What makes the oysters “signature” is the fact that the locations where they are grown are chosen according to the clients’ preferences. Leeds wanted a mild oyster, and Black a saltier one, which dictated which locations they claimed.
* * *
As “farm-to-table” becomes so trendy it’s a cliché, being part of a farm, rather than just ordering from one, looks to be the next frontier for locavore restaurateurs. Some restaurant groups have farms, gardens, or apiaries; oyster reefs just extend that trend. After all, serving a local oyster is one-upped only by serving your own local oyster. “It’s always fun to have something that no one else has, and to honor the farmer,” Leeds says.
For diners, too, there’s an appeal in getting something they can’t get anywhere else. And while several restaurant groups have their own exclusive varieties of beer or wine with their names across the label, the signature oyster is a true novelty—at least for now.

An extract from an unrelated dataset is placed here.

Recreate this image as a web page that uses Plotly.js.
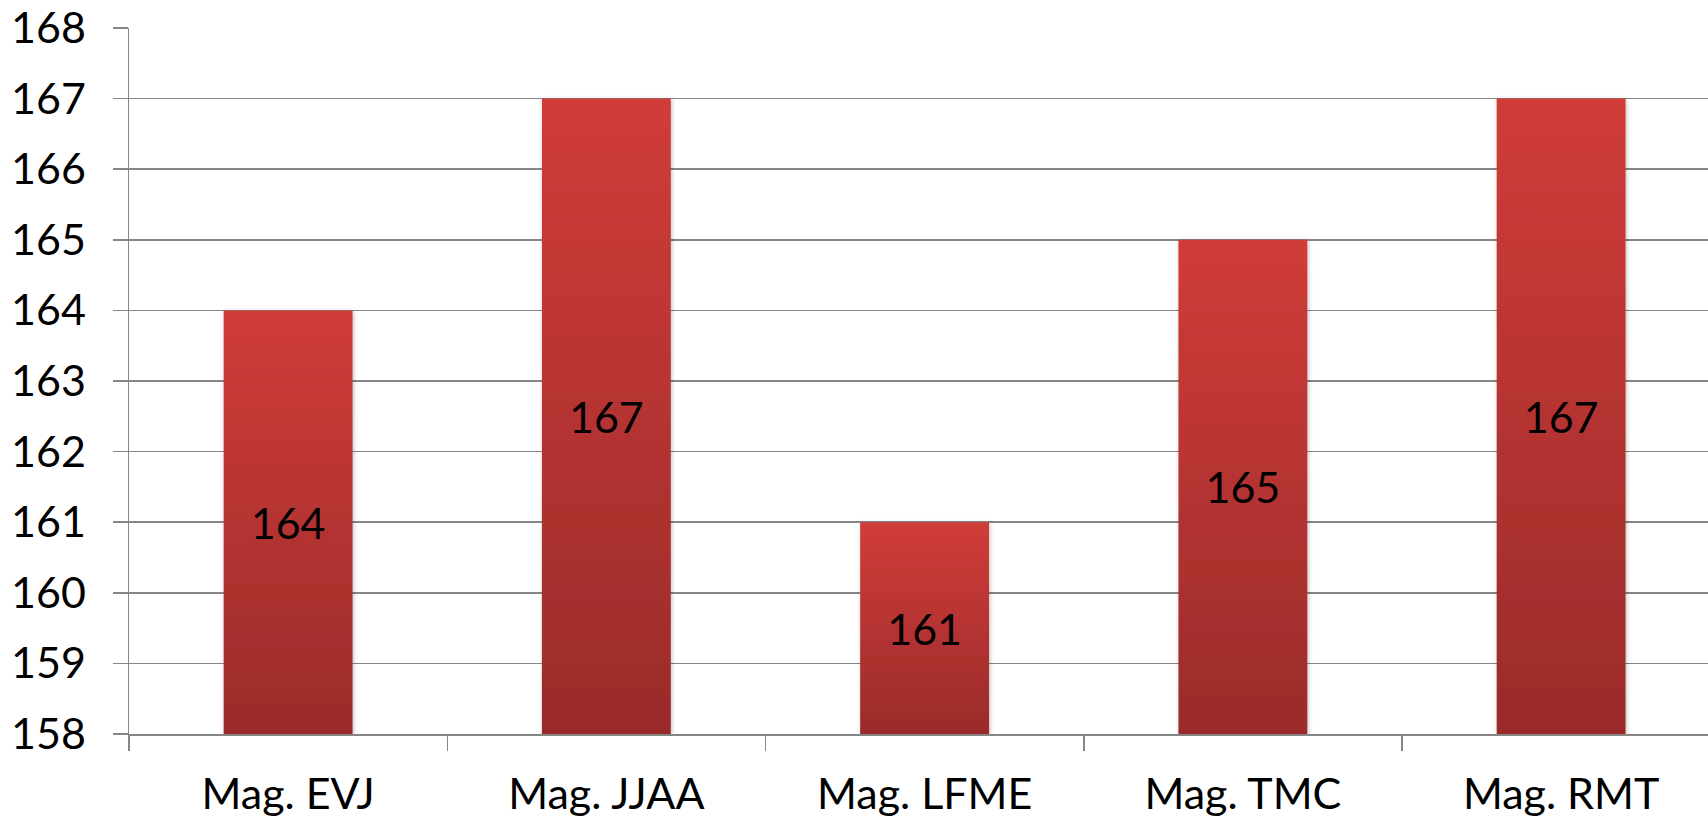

Black, however, claims he’s not in it for the exclusivity factor. In fact, he welcomes other restaurants to serve his signature oysters. “The point of this: The more oysters we’re growing in the Chesapeake, the healthier the Chesapeake is going to be,” Black says. “We’re not only growing the oysters, but then we’re using the shells for the oyster recovery program. The more you sell, the more shell that gets back in the bay, the faster rate that the bay cleans up. So if somebody likes ’em, sell ’em.”
Already the idea of the signature oyster seems to be catching on. Celebrity chef Todd English bought an oyster farm in Westport, Conn., over the summer, where he grows Todd English Bluepoints. Croxton says he’s also been talking with another celebrity chef about private oysters. But both he and Wood are hesitant about cultivating special oysters for everyone.
“I think you’ll see lots of copycats coming on. There always are, which is fine,” Croxton says. “But the more people that have a signature, the less sexy it is.”